Lipstadt found what she heard at the conference unsettling. “Many vibrant, engaging, well-educated young Jews, whether Belgian, Dutch, French or German, are beginning to feel as if there isn’t a place for them in Europe,” she says. “They talk about friends who leave the country or go underground and become ‘invisible’ Jews.”
For many of these young Jews, emigrating is not easy. And so they remain where they are, but elect to disappear from Jewish life, she explains. And increasing numbers are leaving.
“It’s kind of mind-boggling, more than 60 years after the end of World War II, small towns in Europe are poised to become empty of Jews,” Lipstadt observes.
“Some of the French and Belgian Jews we spoke to, who can trace their families back 100 years, are saying, ‘I’m not secure here.’ That should send a shiver up the spine of the leaders and the population of their countries,” she adds.
Experience will feed research
This marks the second time Lipstadt has served on a presidential delegation to the international OSCE conference on discrimination. Her first appointment came 10 years ago under the George W. Bush administration.
This year, the invitation to attend the two-day conference came with little notice — a call came from the White House only days before the event.

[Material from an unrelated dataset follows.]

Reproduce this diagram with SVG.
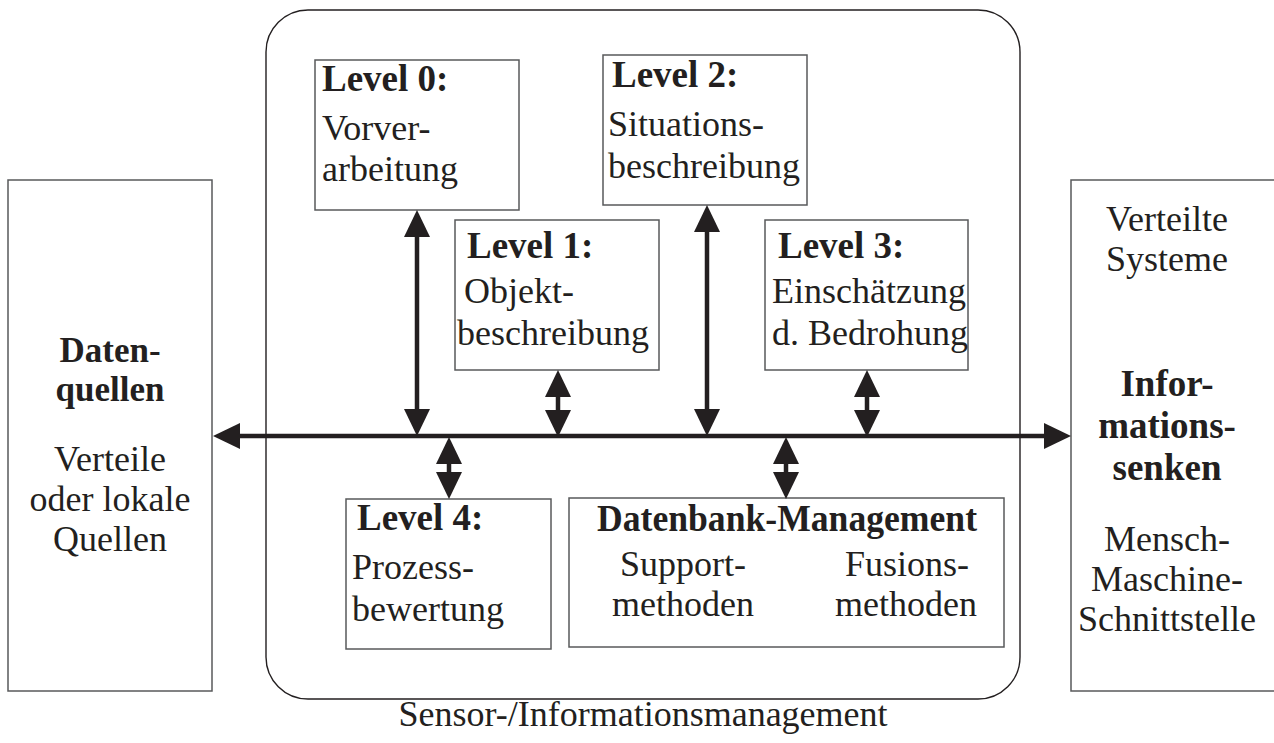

Working with the U.S. State Department, she was advised on formal protocol, even down to how she should dress.
“Overall, it was a great experience. I was on the ground an intense 40 hours,” says Lipstadt, who adds that it will provide fodder for her ongoing research on a book project, planned long before the conference, that explores the rise of contemporary anti-Semitism.
“The conference gave me a very strong perspective,” she says. “I knew about the (anti-Semitic) rallies, the cries, the murders. This gave me more insight into personal, private lives, how it is impacting people on a micro level. It left me very sobered.”